I don't know what makes me tick, but I have always been one to push my limits--in running and in life.
Big life goals I've achieved so far include becoming a mom twice after 2 IVF cycles; becoming a nurse practitioner; and running a marathon. A lot of people my age are starting to sit back and take stock of their lives, slowing down.
I haven't gotten to that stage yet. Maybe I never will.
I've talked about my dissatisfaction with that one marathon, Chicago, where I crashed and burned. This week, watching all the drama surrounding the Boston marathon, I started to toy with the idea of another marathon. Actually, I've been toying with the idea of another marathon for a while.
Huge goal alert:
What I'd really love to do is BQ. I can just hear my husband groaning in the background. Actually I haven't even told him this. I won't. And I don't think this is a goal that is achievable for me. At my age, the BQ qualifying time is 4:00:00. My PB for a half is 1:54, and that was a few years ago. Even using my most recent best half, last November, which was 1:58, my predicted marathon time is 4:07. That would be under the best of circumstances, weather perfect, nerves under control, training impeccable, no injuries.
I just don't think a BQ is in my future. It will never happen.
But I can't lie. I have Boston Envy.
How do I move past this? My dissatisfaction with my one and only marathon, my desire to achieve the unachievable, accept my limitations, and be satisfied? My husband always asks me that question: why can't you just be content?
Can I? I wish I could! Or should I push it?
I'm running my best of my life right now. I laugh...who does that at 51?
My husband and I talked about this tonight. His response: "I really hate to say this but this is most likely the best it is going to get. You need to prepare yourself for the downside. You aren't always going to be able to run like this."

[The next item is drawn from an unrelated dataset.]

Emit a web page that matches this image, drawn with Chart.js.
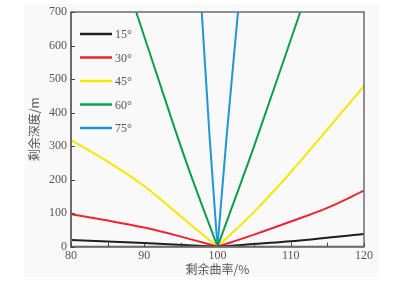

Yep, I'm married to Debbie Downer.
But inside of me, a little voice tells me he's right. Hard to be an aging runner. Hard to be aging period.
The whole aching toe thing seems to be a sign...
But I say to him...who runs their best at my age? I should have peaked 10 years ago. What's changed? Why now?
Because I'm just not ready to hang it up. Because I took up heavy lifting. Because I refuse to grow up.
If it all goes well, and I keep running like I have been, then maybe, just maybe, I'll talk to Becky about training me for a spring 2015 marathon. With a goal of 4:00.
You all know I've been doing crossfit. I believe that is what has made the difference in my running. At this point, I don't think I can do traditional marathon training. I need to preserve my body. The longest run the crossfit regimens do is a 16 miler. Yeah, I know all about the mental advantage of the long run. Been there, done that.
Yep. I've made up my mind. I have nothing to lose.
So if I continue to run strong...I'll go for it. If not, I'll accept that it isn't in the cards and move on. I guess.